A partir del momento en que la Junta de Barcelona corre idéntica suerte que las restantes, el ministerio queda solo en el ejercicio del poder. En lo sucesivo la responsabilidad de cuanto ocurra alcanzará únicamente y por entero a Serrano, Prim y Topete.
30 de octubre
Requerido insistentemente por telégrafo y hasta por medio de emisarios enviados especialmente de Madrid a París, por fin don Salustiano Olózaga se ha dignado prestar a la revolución española el apoyo de sus consejos y de su elocuencia. Don Salustiano, con su soberbia prestancia, tiene aspecto de hombre de Estado. «Yo soy —decía hace poco con una modestia verdaderamente ejemplar— la locomotora que arrastra la nación sobre los rieles del progreso». Pero al buen hombre se le olvidó señalar que las locomotoras marchan alguna vez hacia atrás.
Ese hombre desalienta cuanto puede a los republicanos en sus tentativas. Se ha declarado partidario de esa utopía conocida con el nombre de monarquía constitucional, poniendo su alta influencia al servicio de todos los moderados.
Salustiano Olózaga repite en 1868 lo que ya hizo en 1837. Las Cortes habían proclamado la Constitución liberal de 1812. Y Olózaga, para captarse las simpatías de la reina Cristina, consagra su elocuencia, su energía y su habilidad en refundir aquella constitución en sentido reaccionario, restableciendo el Senado y el veto del rey, y oponiéndose a que las milicias nacionales reemplacen a las tropas sometidas a la obediencia pasiva. Quiere ser grato a toda costa a Mr. Guizot y a Luis Felipe.12 Porque Olózaga, con su gravedad, con su presunción y con su altivez, no ha sido nunca más que un doctrinario,13 a pesar de habérsele visto, cuando el entierro del general Lamarque,* tirar el sombrero al aire subido a un guardacantón del Palacio Real, gritando «¡Viva la República!». Pero entonces era todavía joven y no estaba obsesionado con la idea de ser el amante de la reina Cristina,* que al final le desdeñó por el alabardero Muñoz, que tenía mejor tipo y era más bruto que él.

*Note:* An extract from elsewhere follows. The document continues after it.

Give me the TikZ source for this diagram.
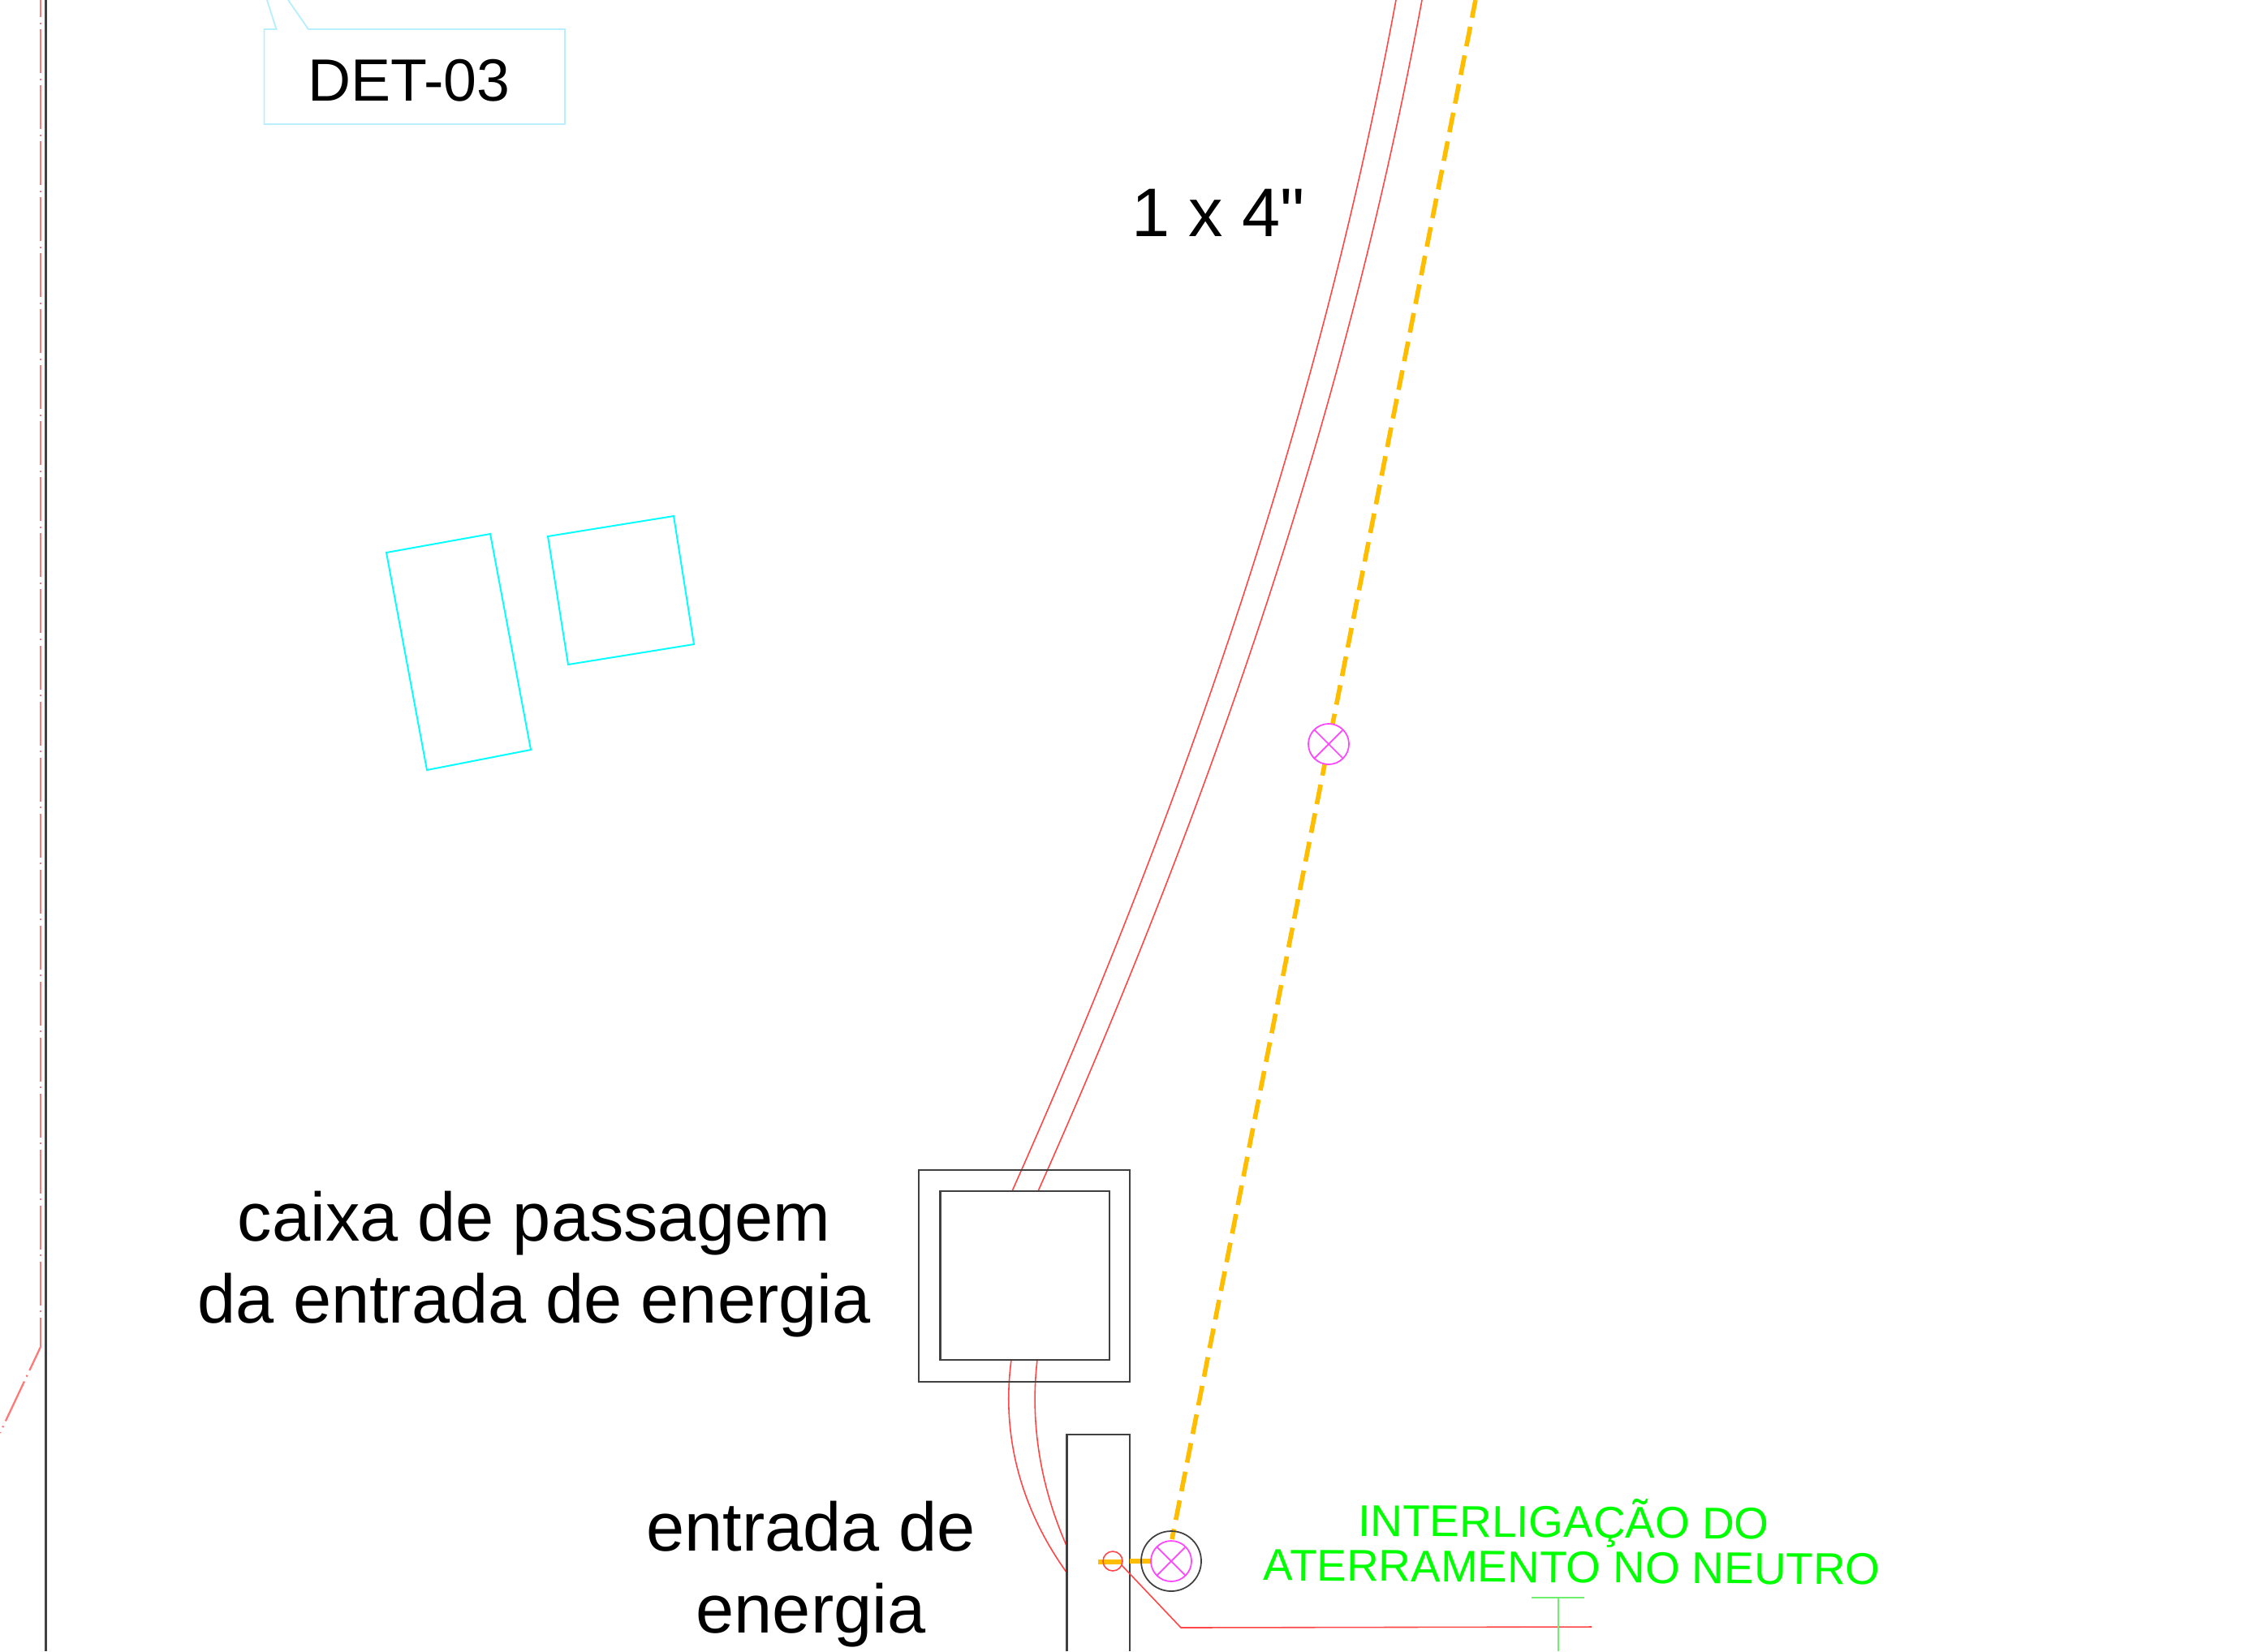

La repugnancia que inspiraba a Olózaga y al Gobierno provisional la libertad de cultos es significativa. Esa libertad figuraba en todos los programas de Alcolea, y ahora que debiera ser decretada, el Gobierno retrocede e intenta convertirla en simple tolerancia. Tolerancia que nunca llegará a ser más que una palabra. Se muestra dispuesto a conceder la libertad religiosa, pero no quiere oír hablar de la libertad de cultos. El protestantismo, por ejemplo, le sería permitido a los ingleses, pero no a los españoles. En cuanto a la separación de la Iglesia y del Estado, tan solo los más audaces se atreven a proclamarla necesaria. Y no es que la libertad de cultos pueda constituir un serio peligro para el clero católico, ya que en España no hay protestantes ni herejes. La Inquisición los ha quemado vivos aventando luego sus cenizas y el exterminio ha borrado sus trazas. Pero la libertad de cultos reclamada por los librepensadores, no tanto por su valor práctico como por la significación del principio, echaría por tierra las pretensiones teocráticas de la Iglesia apostólica y romana.
Por otra parte, la libertad de cultos conduciría, tarde o temprano, a la separación de la Iglesia y el Estado, es decir, a la pérdida para la Iglesia de los cincuenta millones que actualmente percibe. Y los curas, que dejan caer en la perdición eterna el alma de aquellos que no poseen dos pesetas, achicharrándose durante siglos en las llamas del purgatorio, serían capaces de sacrificar la vida de cincuenta mil hombres para no perder esos cincuenta millones. La libertad de cultos implica la revolución, de igual modo que la separación de la Iglesia y el Estado implica la existencia de la verdadera república. Si se proclama la libertad de cultos, los curas desencadenarán la guerra civil.